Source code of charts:

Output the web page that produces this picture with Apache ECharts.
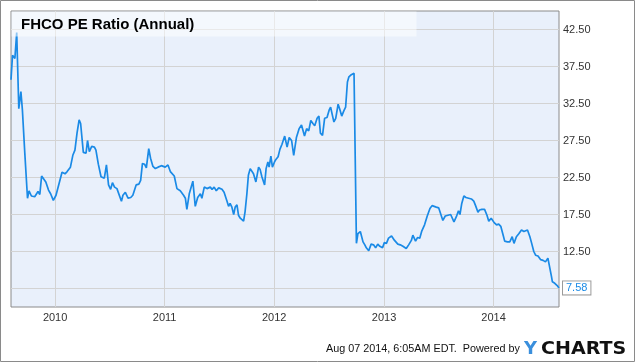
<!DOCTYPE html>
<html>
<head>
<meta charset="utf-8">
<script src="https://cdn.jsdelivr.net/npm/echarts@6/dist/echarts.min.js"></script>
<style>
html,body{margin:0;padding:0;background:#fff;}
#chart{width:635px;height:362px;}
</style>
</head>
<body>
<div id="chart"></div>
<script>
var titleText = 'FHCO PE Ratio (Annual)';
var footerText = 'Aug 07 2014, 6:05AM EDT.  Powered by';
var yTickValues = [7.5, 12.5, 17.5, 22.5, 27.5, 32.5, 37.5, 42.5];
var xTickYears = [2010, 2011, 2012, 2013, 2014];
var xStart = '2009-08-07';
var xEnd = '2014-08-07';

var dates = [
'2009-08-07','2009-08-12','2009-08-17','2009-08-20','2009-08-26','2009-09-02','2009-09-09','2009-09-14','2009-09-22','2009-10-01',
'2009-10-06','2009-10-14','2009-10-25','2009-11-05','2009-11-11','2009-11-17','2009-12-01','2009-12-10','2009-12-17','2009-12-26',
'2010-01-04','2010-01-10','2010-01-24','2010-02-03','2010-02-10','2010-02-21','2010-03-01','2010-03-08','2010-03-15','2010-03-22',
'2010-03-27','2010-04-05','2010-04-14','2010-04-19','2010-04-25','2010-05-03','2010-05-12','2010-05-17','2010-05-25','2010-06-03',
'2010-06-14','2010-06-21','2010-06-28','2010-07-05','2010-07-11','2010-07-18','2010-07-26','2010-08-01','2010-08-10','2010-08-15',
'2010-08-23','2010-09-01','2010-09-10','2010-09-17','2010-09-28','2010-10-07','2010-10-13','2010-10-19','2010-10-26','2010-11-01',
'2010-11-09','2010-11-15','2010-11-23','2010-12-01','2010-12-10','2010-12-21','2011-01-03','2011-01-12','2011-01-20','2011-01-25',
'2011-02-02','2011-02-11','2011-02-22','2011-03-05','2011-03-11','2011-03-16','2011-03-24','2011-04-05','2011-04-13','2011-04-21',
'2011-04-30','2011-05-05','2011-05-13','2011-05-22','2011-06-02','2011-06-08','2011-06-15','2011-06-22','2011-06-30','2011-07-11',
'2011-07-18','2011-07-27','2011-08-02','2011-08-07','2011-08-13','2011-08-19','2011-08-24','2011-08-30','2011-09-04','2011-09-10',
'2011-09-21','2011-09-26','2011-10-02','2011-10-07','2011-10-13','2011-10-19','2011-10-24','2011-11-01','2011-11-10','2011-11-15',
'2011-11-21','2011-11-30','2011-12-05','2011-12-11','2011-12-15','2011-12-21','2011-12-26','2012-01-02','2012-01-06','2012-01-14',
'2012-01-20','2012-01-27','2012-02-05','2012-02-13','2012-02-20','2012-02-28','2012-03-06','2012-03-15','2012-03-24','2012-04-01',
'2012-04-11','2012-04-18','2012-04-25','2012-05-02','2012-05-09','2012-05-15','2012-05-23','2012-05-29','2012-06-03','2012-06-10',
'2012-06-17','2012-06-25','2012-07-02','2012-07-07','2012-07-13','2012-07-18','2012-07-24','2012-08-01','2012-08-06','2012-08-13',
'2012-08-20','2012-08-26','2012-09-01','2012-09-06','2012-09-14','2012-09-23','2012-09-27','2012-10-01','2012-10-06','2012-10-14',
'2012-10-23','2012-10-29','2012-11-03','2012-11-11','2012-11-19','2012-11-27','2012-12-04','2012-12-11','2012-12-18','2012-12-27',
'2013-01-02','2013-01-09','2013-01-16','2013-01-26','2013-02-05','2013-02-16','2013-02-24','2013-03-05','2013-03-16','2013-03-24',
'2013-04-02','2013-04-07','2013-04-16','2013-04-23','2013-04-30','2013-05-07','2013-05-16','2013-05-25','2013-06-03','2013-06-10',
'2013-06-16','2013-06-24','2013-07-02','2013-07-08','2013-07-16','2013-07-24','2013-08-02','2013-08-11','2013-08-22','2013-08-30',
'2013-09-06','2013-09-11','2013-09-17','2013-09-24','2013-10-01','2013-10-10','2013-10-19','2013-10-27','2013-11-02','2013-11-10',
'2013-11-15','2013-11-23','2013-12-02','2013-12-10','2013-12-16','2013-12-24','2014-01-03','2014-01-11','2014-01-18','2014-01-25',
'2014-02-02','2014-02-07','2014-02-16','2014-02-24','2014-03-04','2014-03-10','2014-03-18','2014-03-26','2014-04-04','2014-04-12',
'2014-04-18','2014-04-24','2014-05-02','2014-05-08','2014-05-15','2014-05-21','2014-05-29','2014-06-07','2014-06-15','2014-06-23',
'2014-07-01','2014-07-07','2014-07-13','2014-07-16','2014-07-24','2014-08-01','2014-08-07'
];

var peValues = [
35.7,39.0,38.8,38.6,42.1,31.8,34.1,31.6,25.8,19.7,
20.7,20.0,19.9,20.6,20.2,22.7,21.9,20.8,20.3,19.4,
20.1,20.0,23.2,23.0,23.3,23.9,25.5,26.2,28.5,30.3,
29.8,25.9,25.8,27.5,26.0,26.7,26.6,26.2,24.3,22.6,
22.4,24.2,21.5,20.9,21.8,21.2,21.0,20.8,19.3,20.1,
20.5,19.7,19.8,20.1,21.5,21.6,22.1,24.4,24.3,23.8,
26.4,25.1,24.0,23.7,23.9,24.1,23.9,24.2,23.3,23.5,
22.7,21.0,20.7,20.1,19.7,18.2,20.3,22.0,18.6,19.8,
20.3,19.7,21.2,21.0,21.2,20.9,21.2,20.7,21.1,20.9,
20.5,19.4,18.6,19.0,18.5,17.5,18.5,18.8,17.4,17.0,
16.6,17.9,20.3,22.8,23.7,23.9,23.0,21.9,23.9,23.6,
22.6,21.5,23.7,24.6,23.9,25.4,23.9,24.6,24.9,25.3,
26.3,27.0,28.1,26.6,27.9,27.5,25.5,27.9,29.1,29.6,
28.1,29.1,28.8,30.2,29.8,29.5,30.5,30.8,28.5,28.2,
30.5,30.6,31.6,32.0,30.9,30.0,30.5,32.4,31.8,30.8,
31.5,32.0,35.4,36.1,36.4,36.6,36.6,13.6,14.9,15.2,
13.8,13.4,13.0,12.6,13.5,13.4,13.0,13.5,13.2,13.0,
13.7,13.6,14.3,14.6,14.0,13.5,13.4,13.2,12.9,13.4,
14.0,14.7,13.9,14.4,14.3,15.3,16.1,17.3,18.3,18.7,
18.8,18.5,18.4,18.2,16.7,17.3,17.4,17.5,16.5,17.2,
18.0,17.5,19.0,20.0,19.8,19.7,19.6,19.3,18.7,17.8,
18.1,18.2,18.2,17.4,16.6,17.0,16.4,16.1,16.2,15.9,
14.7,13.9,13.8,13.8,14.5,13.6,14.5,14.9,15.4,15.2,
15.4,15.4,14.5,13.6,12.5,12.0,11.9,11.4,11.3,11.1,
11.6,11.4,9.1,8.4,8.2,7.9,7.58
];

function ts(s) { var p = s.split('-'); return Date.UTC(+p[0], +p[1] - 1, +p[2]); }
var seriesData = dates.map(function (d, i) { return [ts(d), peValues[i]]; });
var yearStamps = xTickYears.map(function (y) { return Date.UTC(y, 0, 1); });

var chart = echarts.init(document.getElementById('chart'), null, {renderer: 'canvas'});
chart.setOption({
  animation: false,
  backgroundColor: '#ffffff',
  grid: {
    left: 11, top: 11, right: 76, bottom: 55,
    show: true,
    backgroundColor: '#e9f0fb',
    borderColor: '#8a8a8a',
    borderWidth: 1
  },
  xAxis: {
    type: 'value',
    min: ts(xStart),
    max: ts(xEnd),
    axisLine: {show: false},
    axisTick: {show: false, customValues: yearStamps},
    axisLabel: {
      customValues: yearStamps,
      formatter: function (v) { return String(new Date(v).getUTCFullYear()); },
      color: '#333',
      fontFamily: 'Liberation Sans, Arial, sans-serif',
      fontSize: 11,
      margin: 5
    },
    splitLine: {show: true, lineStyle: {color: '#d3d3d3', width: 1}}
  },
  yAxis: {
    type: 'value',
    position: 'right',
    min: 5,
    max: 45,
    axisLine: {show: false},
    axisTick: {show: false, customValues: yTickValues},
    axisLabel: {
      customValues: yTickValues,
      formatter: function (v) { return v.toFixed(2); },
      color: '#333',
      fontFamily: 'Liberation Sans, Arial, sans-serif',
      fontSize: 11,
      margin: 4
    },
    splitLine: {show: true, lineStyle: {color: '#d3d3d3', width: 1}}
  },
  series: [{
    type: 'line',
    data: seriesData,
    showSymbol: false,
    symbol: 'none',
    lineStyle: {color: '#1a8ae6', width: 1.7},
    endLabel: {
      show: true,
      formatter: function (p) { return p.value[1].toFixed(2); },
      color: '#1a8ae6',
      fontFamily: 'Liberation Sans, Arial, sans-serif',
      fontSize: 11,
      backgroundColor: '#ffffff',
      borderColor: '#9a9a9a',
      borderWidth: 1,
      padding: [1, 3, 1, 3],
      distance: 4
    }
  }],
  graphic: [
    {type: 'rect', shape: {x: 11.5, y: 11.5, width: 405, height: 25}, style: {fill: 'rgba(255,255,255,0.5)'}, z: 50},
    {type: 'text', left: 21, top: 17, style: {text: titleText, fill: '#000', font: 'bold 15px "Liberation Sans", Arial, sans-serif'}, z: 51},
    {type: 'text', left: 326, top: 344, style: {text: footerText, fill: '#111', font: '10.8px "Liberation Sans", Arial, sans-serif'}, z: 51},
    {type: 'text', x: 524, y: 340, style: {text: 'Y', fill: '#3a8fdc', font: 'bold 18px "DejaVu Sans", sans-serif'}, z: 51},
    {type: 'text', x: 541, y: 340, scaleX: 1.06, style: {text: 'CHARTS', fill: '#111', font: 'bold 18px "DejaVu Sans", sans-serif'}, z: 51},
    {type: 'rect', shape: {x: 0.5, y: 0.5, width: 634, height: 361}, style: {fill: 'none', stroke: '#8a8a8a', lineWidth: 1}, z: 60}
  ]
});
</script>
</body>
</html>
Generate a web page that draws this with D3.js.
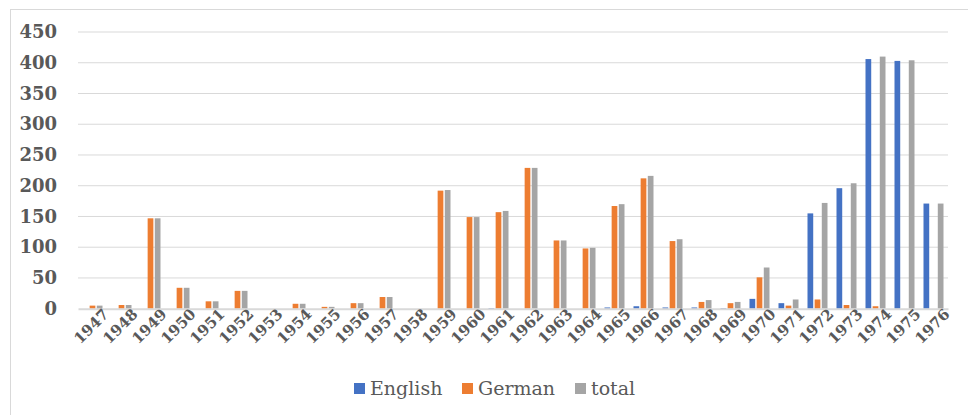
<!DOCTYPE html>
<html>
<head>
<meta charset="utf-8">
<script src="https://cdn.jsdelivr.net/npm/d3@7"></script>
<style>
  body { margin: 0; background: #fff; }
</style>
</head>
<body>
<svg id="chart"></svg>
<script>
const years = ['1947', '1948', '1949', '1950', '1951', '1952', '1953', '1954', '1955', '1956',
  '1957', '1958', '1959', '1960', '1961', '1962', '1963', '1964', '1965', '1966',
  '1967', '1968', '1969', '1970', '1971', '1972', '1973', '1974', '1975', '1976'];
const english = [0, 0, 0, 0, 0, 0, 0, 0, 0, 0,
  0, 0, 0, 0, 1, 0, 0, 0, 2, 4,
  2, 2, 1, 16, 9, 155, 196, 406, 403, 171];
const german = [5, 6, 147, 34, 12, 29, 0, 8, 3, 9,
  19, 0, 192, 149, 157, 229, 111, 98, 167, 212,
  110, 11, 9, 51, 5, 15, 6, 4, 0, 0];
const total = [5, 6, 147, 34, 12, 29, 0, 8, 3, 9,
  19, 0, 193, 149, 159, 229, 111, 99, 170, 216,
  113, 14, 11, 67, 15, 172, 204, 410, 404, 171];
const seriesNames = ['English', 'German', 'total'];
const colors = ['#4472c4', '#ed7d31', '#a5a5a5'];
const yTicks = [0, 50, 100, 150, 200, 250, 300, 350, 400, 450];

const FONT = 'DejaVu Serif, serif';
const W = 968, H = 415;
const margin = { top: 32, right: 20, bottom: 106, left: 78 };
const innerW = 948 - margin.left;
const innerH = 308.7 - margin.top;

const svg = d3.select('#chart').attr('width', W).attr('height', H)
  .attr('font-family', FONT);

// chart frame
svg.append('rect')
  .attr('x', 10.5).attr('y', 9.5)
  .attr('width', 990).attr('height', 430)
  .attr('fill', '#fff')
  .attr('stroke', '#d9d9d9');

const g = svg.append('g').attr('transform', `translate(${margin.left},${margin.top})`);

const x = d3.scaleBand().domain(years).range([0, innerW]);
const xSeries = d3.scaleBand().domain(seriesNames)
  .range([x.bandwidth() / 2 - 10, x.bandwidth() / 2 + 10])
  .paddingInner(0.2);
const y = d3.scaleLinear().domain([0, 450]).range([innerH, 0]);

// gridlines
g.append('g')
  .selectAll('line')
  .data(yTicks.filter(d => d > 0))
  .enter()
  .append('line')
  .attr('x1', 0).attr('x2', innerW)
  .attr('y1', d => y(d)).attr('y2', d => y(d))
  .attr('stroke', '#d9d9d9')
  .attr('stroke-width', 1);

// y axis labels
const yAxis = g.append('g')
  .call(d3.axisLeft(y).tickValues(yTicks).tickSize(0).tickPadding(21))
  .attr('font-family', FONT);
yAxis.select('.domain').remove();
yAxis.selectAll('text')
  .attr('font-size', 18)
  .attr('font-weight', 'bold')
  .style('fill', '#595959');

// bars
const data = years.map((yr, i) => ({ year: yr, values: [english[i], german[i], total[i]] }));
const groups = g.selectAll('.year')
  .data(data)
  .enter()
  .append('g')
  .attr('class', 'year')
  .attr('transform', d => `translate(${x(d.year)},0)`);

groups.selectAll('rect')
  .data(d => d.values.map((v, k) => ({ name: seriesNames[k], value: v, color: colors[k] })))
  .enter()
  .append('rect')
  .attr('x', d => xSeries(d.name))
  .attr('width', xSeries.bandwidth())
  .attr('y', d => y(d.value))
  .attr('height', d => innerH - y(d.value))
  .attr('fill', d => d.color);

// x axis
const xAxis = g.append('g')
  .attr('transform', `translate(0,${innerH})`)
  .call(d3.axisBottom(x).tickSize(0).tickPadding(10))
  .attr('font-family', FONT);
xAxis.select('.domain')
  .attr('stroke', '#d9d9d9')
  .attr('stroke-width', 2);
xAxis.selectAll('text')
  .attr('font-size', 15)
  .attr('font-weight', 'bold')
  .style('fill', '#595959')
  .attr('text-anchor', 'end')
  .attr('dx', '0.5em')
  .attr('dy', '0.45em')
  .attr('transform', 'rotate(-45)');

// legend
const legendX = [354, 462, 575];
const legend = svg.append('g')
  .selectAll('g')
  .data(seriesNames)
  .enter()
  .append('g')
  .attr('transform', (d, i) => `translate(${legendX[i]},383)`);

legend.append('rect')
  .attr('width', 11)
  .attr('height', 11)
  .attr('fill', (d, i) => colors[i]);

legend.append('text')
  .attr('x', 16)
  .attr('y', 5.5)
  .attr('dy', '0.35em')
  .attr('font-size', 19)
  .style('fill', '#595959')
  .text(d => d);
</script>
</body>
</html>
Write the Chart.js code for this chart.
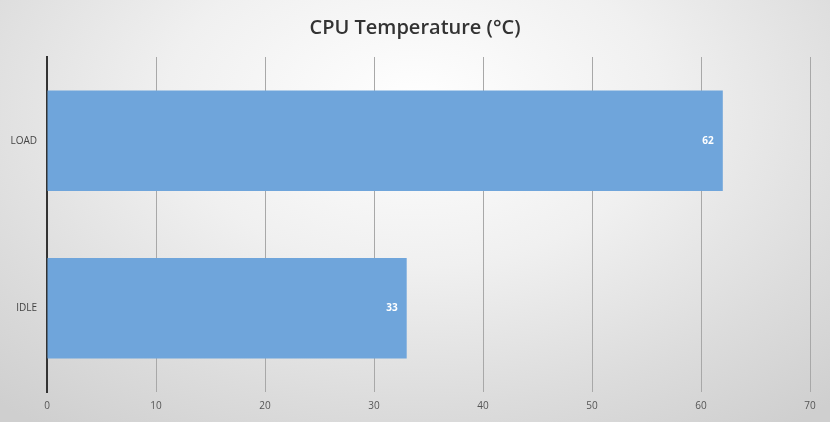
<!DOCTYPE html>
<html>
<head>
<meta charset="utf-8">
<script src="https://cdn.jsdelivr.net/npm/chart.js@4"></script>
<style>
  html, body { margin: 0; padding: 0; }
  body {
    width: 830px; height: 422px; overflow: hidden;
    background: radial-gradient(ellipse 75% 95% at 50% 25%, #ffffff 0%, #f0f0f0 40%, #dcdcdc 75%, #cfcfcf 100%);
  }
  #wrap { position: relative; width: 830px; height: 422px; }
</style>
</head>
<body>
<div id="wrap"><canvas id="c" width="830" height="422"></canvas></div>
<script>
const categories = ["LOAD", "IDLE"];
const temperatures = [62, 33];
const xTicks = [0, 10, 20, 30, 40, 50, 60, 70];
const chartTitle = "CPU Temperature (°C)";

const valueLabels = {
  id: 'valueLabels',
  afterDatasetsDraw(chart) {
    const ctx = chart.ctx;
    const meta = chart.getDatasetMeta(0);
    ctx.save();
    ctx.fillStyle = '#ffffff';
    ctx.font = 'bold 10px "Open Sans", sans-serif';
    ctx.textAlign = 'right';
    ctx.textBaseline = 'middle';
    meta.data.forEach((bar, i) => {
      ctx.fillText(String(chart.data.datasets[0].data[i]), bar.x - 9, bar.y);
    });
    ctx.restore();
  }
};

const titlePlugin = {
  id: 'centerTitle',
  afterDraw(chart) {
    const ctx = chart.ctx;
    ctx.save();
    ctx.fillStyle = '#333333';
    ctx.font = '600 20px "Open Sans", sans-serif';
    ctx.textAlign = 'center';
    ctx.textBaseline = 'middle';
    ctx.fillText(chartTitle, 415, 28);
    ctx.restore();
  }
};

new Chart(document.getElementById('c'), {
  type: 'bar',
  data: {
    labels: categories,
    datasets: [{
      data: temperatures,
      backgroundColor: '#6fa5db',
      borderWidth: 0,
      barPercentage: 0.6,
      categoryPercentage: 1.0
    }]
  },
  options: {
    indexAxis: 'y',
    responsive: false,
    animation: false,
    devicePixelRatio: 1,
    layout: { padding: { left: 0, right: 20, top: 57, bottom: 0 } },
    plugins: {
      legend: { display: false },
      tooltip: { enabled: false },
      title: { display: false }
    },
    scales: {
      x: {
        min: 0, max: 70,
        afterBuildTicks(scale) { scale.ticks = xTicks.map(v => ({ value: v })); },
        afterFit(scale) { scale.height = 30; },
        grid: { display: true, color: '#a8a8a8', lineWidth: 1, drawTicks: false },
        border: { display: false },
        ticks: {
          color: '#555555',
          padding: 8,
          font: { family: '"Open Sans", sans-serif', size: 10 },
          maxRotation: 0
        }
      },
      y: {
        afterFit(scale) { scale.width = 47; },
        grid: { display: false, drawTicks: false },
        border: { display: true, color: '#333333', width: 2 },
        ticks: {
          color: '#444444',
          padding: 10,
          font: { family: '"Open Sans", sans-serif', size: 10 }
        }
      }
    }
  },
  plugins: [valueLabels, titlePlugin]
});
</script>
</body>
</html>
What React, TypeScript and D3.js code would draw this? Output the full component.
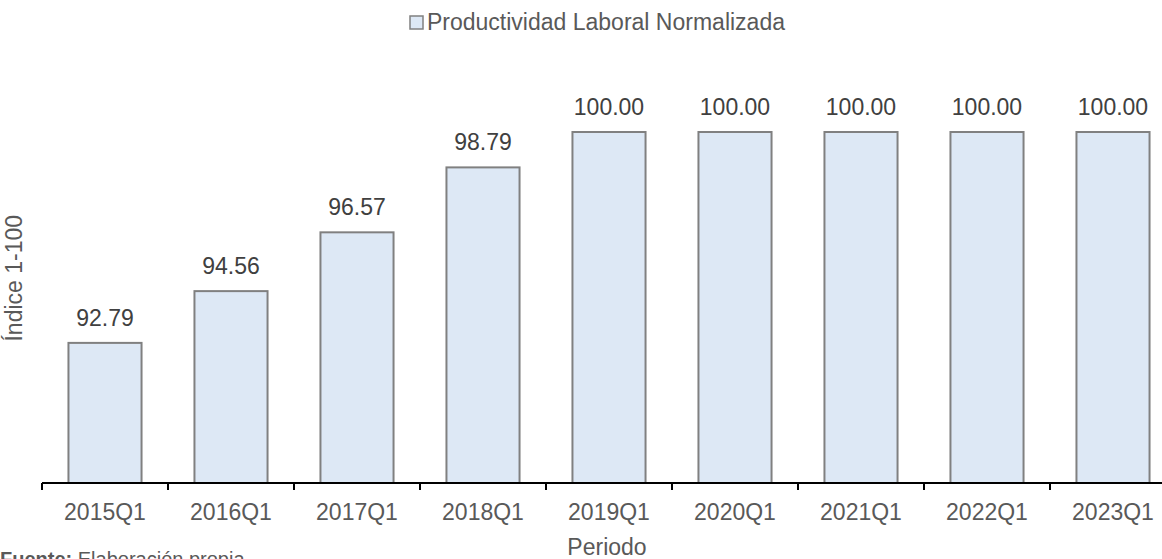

Problem: Check the data for the word "Output" and pull out the lines that have it.

Exercise result:
Output the web page that produces this picture with Apache ECharts.
What React, TypeScript and D3.js code would draw this? Output the full component.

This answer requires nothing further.